— start SUPPLIED ENTRIES —

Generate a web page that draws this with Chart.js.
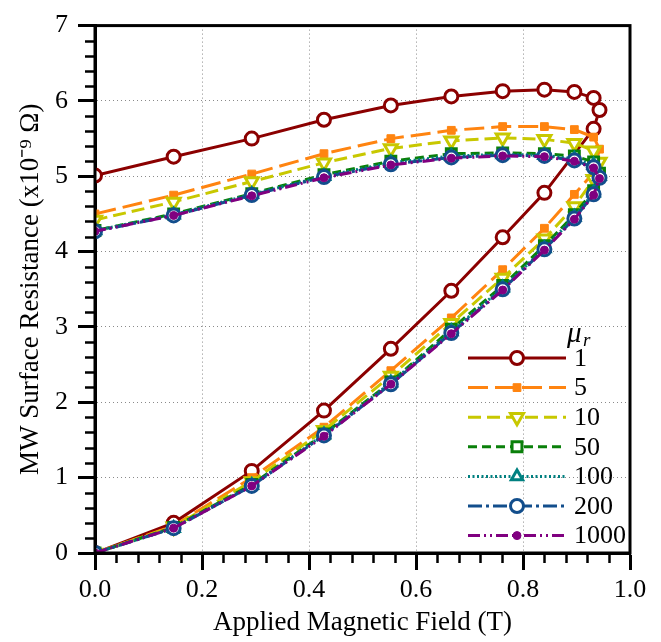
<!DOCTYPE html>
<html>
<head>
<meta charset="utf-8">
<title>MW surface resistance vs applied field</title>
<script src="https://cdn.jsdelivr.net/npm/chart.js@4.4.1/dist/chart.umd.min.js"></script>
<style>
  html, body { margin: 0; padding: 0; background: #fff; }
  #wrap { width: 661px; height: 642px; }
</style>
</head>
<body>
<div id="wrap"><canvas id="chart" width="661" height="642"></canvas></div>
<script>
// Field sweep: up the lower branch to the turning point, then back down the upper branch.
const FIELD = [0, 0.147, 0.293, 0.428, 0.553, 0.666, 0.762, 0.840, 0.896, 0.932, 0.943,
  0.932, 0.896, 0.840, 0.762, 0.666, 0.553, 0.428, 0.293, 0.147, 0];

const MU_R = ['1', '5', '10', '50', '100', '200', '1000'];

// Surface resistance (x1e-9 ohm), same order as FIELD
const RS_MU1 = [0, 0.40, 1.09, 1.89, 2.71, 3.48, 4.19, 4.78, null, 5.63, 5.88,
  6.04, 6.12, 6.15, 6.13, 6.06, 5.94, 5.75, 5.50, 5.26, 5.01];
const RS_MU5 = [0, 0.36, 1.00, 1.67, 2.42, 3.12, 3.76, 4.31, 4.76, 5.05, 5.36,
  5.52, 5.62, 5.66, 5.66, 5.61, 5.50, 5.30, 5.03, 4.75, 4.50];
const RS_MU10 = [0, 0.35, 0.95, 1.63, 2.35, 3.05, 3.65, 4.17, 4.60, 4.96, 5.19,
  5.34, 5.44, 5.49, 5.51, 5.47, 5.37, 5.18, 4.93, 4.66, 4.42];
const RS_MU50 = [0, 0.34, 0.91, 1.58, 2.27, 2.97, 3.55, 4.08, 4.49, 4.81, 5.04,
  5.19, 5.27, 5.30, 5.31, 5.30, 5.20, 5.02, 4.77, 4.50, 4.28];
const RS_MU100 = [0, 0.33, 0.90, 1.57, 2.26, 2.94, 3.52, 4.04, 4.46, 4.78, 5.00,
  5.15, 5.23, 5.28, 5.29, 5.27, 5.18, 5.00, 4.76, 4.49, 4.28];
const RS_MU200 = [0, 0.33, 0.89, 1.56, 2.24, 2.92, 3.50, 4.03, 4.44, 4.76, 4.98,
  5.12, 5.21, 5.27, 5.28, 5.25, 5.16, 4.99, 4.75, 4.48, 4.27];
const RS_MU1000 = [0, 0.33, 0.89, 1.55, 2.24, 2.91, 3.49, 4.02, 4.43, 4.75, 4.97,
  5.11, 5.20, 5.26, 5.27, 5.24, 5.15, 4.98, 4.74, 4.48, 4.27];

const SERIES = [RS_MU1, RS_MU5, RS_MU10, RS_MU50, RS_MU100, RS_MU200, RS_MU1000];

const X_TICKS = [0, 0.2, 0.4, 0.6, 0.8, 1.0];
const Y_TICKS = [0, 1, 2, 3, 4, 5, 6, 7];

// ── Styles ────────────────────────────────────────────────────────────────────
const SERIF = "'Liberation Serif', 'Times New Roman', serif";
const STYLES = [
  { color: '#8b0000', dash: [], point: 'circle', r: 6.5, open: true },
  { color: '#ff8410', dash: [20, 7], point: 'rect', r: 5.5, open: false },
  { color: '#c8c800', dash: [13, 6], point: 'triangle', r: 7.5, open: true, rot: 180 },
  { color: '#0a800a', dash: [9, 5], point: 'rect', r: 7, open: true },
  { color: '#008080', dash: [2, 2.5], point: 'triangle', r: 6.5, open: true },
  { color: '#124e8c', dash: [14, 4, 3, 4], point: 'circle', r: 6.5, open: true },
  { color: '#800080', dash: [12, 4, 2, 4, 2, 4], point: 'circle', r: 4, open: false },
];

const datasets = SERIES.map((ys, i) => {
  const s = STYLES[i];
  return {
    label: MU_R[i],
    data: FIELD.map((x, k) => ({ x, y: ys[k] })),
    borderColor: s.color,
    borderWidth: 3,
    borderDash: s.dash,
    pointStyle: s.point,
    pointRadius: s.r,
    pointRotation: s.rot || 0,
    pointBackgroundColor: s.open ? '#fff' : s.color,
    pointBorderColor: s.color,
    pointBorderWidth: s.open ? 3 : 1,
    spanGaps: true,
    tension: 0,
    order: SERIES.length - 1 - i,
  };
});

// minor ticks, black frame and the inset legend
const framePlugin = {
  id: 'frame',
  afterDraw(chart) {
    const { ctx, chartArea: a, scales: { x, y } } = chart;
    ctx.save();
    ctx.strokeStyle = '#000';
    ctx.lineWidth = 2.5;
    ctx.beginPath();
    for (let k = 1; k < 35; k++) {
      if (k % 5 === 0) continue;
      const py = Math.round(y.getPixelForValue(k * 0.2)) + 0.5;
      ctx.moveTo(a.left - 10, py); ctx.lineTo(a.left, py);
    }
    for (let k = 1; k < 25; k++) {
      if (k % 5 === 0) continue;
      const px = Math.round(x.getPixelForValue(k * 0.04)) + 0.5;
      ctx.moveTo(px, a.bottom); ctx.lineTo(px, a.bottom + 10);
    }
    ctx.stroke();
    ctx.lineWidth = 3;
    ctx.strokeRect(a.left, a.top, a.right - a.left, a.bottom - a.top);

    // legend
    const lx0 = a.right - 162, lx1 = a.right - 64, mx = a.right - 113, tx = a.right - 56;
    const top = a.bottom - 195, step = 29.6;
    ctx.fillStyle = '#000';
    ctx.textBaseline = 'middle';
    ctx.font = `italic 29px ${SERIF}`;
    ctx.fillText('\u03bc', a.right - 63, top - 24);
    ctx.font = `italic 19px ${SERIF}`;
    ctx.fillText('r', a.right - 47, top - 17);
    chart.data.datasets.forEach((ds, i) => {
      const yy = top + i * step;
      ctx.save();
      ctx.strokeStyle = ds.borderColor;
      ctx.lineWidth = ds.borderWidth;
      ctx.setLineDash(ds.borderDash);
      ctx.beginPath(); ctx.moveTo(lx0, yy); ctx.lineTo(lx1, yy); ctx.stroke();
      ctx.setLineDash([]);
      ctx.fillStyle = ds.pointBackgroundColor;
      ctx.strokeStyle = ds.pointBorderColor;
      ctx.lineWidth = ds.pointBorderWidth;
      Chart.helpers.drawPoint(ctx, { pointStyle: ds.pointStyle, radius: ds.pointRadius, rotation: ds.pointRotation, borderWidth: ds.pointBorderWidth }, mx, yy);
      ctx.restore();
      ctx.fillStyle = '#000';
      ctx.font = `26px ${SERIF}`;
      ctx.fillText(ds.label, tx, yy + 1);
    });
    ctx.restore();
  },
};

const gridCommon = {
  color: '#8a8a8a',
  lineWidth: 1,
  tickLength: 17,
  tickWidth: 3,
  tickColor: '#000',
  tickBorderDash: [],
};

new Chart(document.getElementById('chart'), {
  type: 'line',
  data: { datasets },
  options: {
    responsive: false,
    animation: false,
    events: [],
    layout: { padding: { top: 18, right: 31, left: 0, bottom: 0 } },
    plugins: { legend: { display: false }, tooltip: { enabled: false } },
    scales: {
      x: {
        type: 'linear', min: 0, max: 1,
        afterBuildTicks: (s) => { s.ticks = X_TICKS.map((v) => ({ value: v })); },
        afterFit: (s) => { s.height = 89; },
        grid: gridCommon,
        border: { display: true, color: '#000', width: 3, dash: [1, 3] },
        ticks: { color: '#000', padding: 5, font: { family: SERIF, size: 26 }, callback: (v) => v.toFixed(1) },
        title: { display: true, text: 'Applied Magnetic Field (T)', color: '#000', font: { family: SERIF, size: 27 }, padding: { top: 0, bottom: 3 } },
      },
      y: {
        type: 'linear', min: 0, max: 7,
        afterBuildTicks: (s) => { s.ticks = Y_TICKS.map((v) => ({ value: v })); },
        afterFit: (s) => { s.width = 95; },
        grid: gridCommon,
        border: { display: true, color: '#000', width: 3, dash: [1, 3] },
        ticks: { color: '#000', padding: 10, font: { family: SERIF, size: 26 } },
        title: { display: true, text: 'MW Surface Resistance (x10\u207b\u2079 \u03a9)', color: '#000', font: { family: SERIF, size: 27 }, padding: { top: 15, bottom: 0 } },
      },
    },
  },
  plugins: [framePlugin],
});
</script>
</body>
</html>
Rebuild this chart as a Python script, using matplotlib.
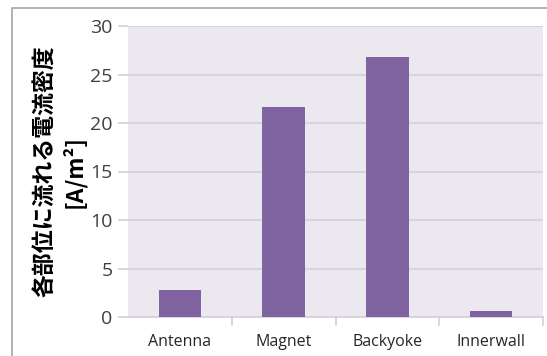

— end SUPPLIED ENTRIES —

* _REQUIRED TASK_:
Spot every line that holds "this" and copy it.

* _WRITTEN SOLUTION_:
Generate a web page that draws this with Chart.js.
Rebuild this chart as a Python script, using matplotlib.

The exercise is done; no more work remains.